Remote Pipeline Engine

Hop Remote pipeline engine

The remote run configuration runs pipelines on a remote Hop Server.

This run configuration requires little configuration, but has two prerequisites:

  1. a running Hop Server

  2. a Hop Server metadata definition in your project, pointing to your running Hop Server.

Options

OptionDescription

Hop server

The remote Hop server to run this pipeline on.

Run Configuration

The configuration to use on the remote Hop Server. In a lot of configurations, this will be a local (locally on the server) runtime configuration, but could be any other runtime configuration, e.g. a Spark runtime configuration that is started from a Spark cluster edge node

Server poll delay (ms)

The delay in milliseconds between periodic polls to the remote server. If you don’t specify a value this defaults to 1000ms (1 second)

Server poll interval (ms)

The interval in milliseconds between periodic polls to the remote server. If you don’t specify a value this defaults to 2000ms (2 seconds)

Export linked resources to server?

Enable this option if you want to not only send the current pipeline to the server but also the referenced workflows and pipelines. See below for detailed information

Named resources reference source folder

This is the reference source folder for the named resources that are being used (e.g. ${PROJECT_HOME}). See below for detailed information.
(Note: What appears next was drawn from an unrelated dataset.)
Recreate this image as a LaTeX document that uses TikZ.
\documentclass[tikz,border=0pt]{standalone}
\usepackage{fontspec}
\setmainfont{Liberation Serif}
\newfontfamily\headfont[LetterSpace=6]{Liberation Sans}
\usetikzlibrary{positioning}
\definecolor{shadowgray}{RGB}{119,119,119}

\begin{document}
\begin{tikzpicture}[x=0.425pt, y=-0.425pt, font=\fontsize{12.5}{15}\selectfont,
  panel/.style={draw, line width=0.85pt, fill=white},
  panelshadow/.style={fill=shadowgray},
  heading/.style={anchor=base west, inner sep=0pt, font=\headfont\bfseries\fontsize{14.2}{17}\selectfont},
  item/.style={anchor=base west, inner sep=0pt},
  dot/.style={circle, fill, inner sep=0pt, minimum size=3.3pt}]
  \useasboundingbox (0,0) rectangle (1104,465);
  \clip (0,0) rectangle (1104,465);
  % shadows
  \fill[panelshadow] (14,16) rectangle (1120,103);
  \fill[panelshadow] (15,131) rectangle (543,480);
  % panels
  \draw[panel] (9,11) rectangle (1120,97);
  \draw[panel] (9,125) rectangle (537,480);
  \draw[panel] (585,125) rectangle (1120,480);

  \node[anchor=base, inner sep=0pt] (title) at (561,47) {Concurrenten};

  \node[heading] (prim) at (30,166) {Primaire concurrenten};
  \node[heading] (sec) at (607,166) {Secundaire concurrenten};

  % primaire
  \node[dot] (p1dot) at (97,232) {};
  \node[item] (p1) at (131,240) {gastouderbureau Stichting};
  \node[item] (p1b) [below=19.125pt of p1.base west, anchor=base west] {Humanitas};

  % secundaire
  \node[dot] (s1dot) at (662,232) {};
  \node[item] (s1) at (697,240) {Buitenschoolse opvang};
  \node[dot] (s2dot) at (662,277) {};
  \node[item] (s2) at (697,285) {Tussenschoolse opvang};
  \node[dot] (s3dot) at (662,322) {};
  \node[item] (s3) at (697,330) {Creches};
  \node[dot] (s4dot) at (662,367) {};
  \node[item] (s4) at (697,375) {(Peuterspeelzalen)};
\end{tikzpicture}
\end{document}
Named resources reference target folder

This is where you expect the source folder to map to on the server (e.g. /path/on/server). See below for detailed information.

Export linked resources to server

This option sends not just the parent pipeline to the server but also all other referenced pipelines and workflows. For example if you have mapping pipelines or workflows referenced they will be sent to the server as well. All the used pipelines and workflows together with the XML presentation of the pipeline execution configuration will be sent over to the server in the form of a ZIP archive. The server receives this archive and without unzipping runs the pipeline. To make this function correctly, Hop changes the references as well as references to filenames. For example ${PROJECT_HOME}/mapping.hpl will be changed to ${Internal.Entry.Current.Folder}/mapping.hpl. This means that it will try to use a relative path to the parent file.
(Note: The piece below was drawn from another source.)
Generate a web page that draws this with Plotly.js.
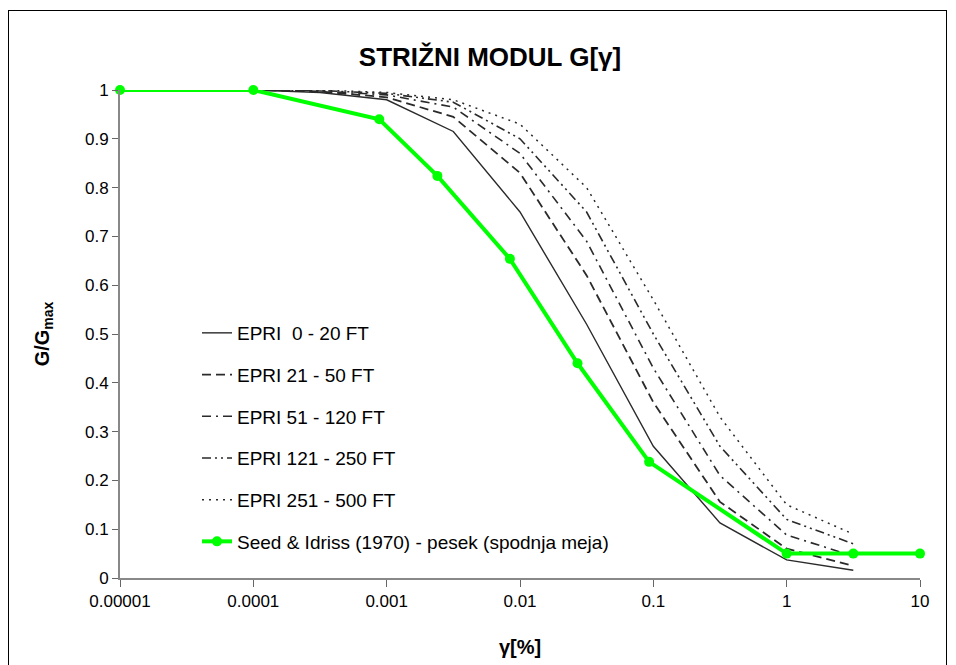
<!DOCTYPE html>
<html>
<head>
<meta charset="utf-8">
<script src="https://cdn.plot.ly/plotly-3.0.1.min.js"></script>
<style>
  html, body { margin: 0; padding: 0; background: #fff; }
  #wrap { position: relative; width: 956px; height: 665px; overflow: hidden; }
  #chart { width: 956px; height: 665px; }
  #frame { position: absolute; left: 8px; top: 10px; width: 939px; height: 720px;
           border: 1px solid #000; pointer-events: none; box-sizing: border-box; }
</style>
</head>
<body>
<div id="wrap">
  <div id="chart"></div>
  <div id="frame"></div>
</div>
<script>
// ---- data ----
const strainEPRI = [0.0001, 0.000316, 0.001, 0.00316, 0.01, 0.0316, 0.1, 0.316, 1, 3.16];
const epri_0_20    = [1.0, 0.995, 0.98, 0.915, 0.75, 0.52, 0.27, 0.113, 0.037, 0.016];
const epri_21_50   = [1.0, 0.997, 0.985, 0.945, 0.83, 0.62, 0.36, 0.156, 0.06, 0.025];
const epri_51_120  = [1.0, 0.998, 0.99, 0.965, 0.87, 0.69, 0.43, 0.21, 0.088, 0.045];
const epri_121_250 = [1.0, 0.999, 0.993, 0.975, 0.90, 0.75, 0.50, 0.27, 0.12, 0.07];
const epri_251_500 = [1.0, 1.0, 0.995, 0.98, 0.93, 0.80, 0.57, 0.33, 0.15, 0.09];

const strainSeed = [0.00001, 0.0001, 0.00088, 0.0024, 0.0084, 0.027, 0.093, 1, 3.16, 10];
const seedIdriss = [1.0, 1.0, 0.94, 0.824, 0.654, 0.44, 0.238, 0.05, 0.05, 0.05];

const seriesNames = ['EPRI  0 - 20 FT', 'EPRI 21 - 50 FT', 'EPRI 51 - 120 FT',
                     'EPRI 121 - 250 FT', 'EPRI 251 - 500 FT',
                     'Seed & Idriss (1970) - pesek (spodnja meja)'];

const xTickVals = [0.00001, 0.0001, 0.001, 0.01, 0.1, 1, 10];
const xTickText = ['0.00001', '0.0001', '0.001', '0.01', '0.1', '1', '10'];
const yTickVals = [0, 0.1, 0.2, 0.3, 0.4, 0.5, 0.6, 0.7, 0.8, 0.9, 1];
const yTickText = ['0', '0.1', '0.2', '0.3', '0.4', '0.5', '0.6', '0.7', '0.8', '0.9', '1'];

// ---- traces ----
const epriSets = [epri_0_20, epri_21_50, epri_51_120, epri_121_250, epri_251_500];
const epriStyles = [
  {dash: 'solid', width: 1.4},
  {dash: '9px,5px', width: 1.8},
  {dash: '9px,5px,2px,5px', width: 1.6},
  {dash: '9px,4px,2px,4px,2px,4px', width: 1.6},
  {dash: '2px,5px', width: 1.5}
];
const traces = epriSets.map((ys, i) => ({
  x: strainEPRI, y: ys, type: 'scatter', mode: 'lines',
  name: seriesNames[i], legendgroup: 'g' + i,
  line: {color: '#2a2a2a', width: epriStyles[i].width, dash: epriStyles[i].dash}
}));
traces.push({
  x: strainSeed, y: seedIdriss, type: 'scatter', mode: 'lines+markers',
  name: seriesNames[5], legendgroup: 'g5', cliponaxis: false,
  line: {color: '#00ff00', width: 4},
  marker: {color: '#00ff00', size: 10, symbol: 'circle'}
});

const fam = 'Arial, "Liberation Sans", sans-serif';
const tickFont = {family: fam, size: 17, color: '#000'};
const legendFont = {family: fam, size: 19, color: '#000'};
const axTitleFont = {family: fam, size: 20, color: '#000'};

const layout = {
  width: 956, height: 665,
  margin: {l: 120, r: 36, t: 90, b: 87},
  paper_bgcolor: '#fff', plot_bgcolor: '#fff',
  font: tickFont,
  showlegend: true,
  title: {
    text: '<b>STRIŽNI MODUL G[γ]</b>',
    font: {family: fam, size: 26, color: '#000'},
    x: 490 / 956, xref: 'container', xanchor: 'center',
    y: 1 - 57 / 665, yref: 'container', yanchor: 'middle'
  },
  xaxis: {
    type: 'log', range: [-5, 1],
    tickvals: xTickVals, ticktext: xTickText,
    ticks: 'outside', ticklen: 7, tickcolor: '#666', tickwidth: 1,
    showline: true, linecolor: '#888', linewidth: 2,
    showgrid: false, zeroline: false,
    tickfont: tickFont,
    title: {text: '<b>γ[%]</b>', font: axTitleFont, standoff: 30}
  },
  yaxis: {
    range: [0, 1],
    tickvals: yTickVals, ticktext: yTickText,
    ticks: 'outside', ticklen: 6, tickcolor: '#666', tickwidth: 1,
    showline: true, linecolor: '#888', linewidth: 2,
    showgrid: false, zeroline: false,
    tickfont: tickFont,
    title: {text: '<b>G/G<sub>max</sub></b>', font: axTitleFont, standoff: 30}
  },
  legend: {
    x: (197 - 120) / 800, xanchor: 'left',
    y: (578 - 314) / 488, yanchor: 'top',
    bgcolor: 'rgba(255,255,255,0)', borderwidth: 0,
    font: legendFont,
    tracegroupgap: 14,
    itemwidth: 30
  }
};

Plotly.newPlot('chart', traces, layout, {displayModeBar: false, staticPlot: true});
</script>
</body>
</html>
If you have are using data files then those file names will be renamed as well. For example, you might be reading a file called ${PROJECT_HOME}/files/bigfile.csv in a CSV File Input transform. During the export the referenced filename will be changed to ${DATA_PATH_1}/bigfile.csv. For every folder that is referenced a new variable will be defined and set in the execution configuration. By default, the path set for this variable will be the same as on the executing (local) machine. On the server this might not make a lot of sense. For this reason you can specify a reference source folder like ${PROJECT_HOME} in combination with a target folder like /server/. In that example variable DATA_PATH_1 will get value /server/files/. This in turn allows you to transfer required files in advance or map a folder into a docker container and so on. It gives you flexibility when executing remotely while having ease of development on your client.